Kuby's Sausage House
Connect with Texas' early German settlers at this Snider Plaza restaurant and deli, which has been serving house-made sausages, schnitzels, and German classics since 1961. Meat's a big deal; hunters across Texas bring their kill here to be processed into grillable chunks, which should serve as stimulating conversation while you and the folks dig into Reuben sandwiches, potato pancakes, and the best-selling sausage plate, with sauerkraut, hot German potato salad, and red cabbage.

Norma's Cafe
If Dallas has a local cuisine, it's probably home cooking, kind of the Southern version of the American diner. For years, modest restaurants served daily specials like chicken and dumplings and pot roast, with oodles of vegetable sides. We're more fancy these days, and longtime chain Good Eats/Dixie House bit the bullet. But Norma's Cafe has been a Dallas tradition since 1956. There are biscuits and gravy, meatloaf, some of the Dallas' best pies, and the city's indigenous dish, chicken-fried steak. Five locations include one in Plano, but if you want to find the roots, hit the original in Oak Cliff.

RJ Mexican Cuisine
Veteran downtown Dallas restaurant has dishes from all eight culinary regions of Mexico, and some American food, too. Guacamole, queso, enchiladas, and tacos sit side-by-side with steak, seafood, salads, and ribs. RJ has stuck it through in the historic West End long enough to see the neighborhood through some downs and now ups. Bonus: It's also walking distance from our No. 1 tourist attraction, the Grassy Knoll.

Slow Bone
Barbecue has to be on the list, obviously, duh, but Slow Bone makes the cut because it has something special: a trained chef in Jeffery Hobbs, who elevates the quality and oversees an expanded menu that has something for family members who don't just want a slab of brisket. Slow Bone has a great brisket, but it also has Hobbs' fried chicken and many wonderful sides, like fried okra and a potato salad spiked with horseradish. You can make a meal out of the sides.

Tacodeli
Breakfast tacos are a mysterious object to some out-of-towners. (Or, for that matter, tacos of any kind.) They know eggs, they know sausage, they just don't necessarily know that you can assemble those ingredients inside a soft tortilla and eat them, all together, before noon. Show them the ropes at Tacodeli, the small chain from Austin, a town that knows a thing or two about breakfast tacos. Both Dallas-area locations are situated in nifty little centers — Sylvan Thirty and The Hill at US-75 and Walnut Hill Lane — where you can shop and walk off your tacos in preparation for lunch.

Trinity Groves
Restaurateur Phil Romano's restaurant incubator in West Dallas is like a giant outdoor food court with a dozen options under one roof: fried chicken at Fat Chicken, seafood at Amberjax, Asian at Chino Chinatown, craft beer at Luck Kitchen, middle Eastern at Souk, sushi at Sushi Bayashi, vegan at V-Eats.
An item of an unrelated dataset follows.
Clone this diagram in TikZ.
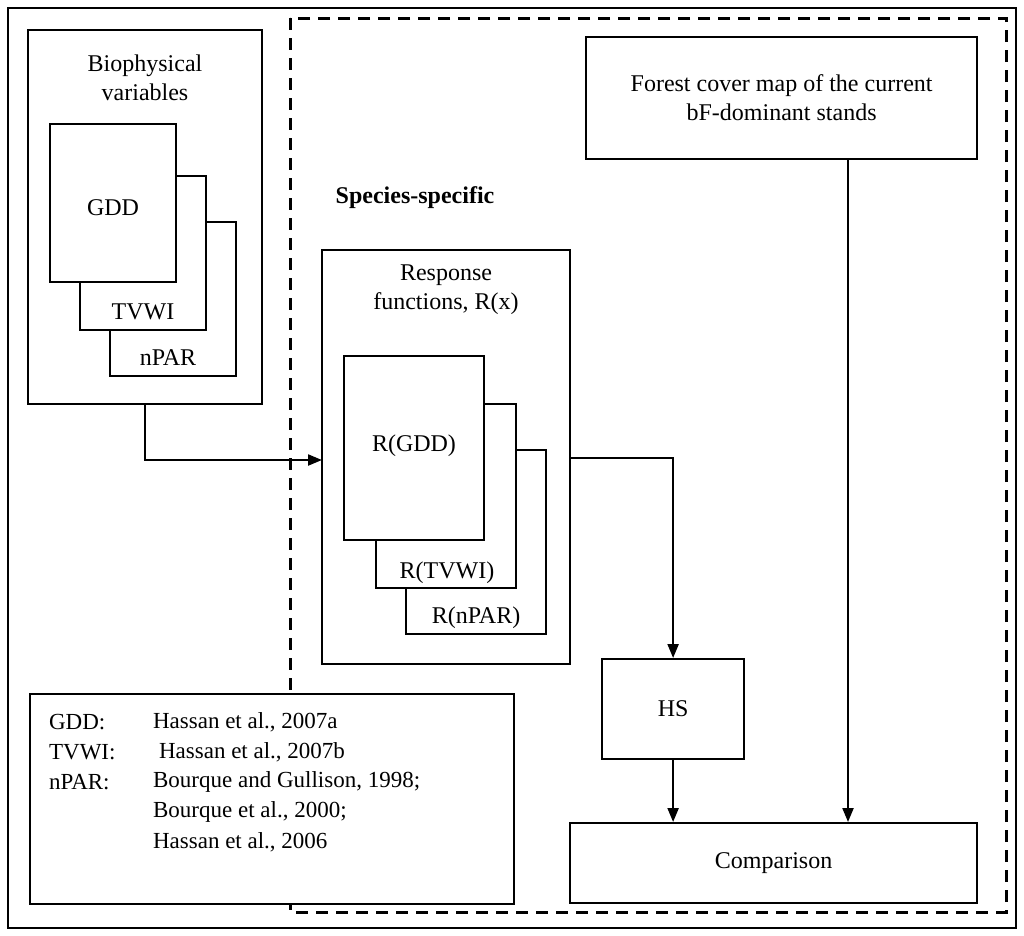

And that doesn't even get into the secret weapons at Trinity Groves: the divine chocolates at Kate Weiser Chocolate, and the stunning cakes at Cake Bar. Hell, just go for cake and chocolate.

Zoli's
Former Oak Cliff slice place, newly re-opened as an Italian-American restaurant in Addison, is going to feel familiar to anyone who grew up in the Northeast in the '60s, which surely represents a goodly chunk of out-of-town guests. The pizza crust here remains one of the best yeast items in DFW, but the restaurant also has a vivacious spirit, with big family-sized tables and kitschy eye-candy on the walls, that makes it a fun destination beyond getting a bite to eat.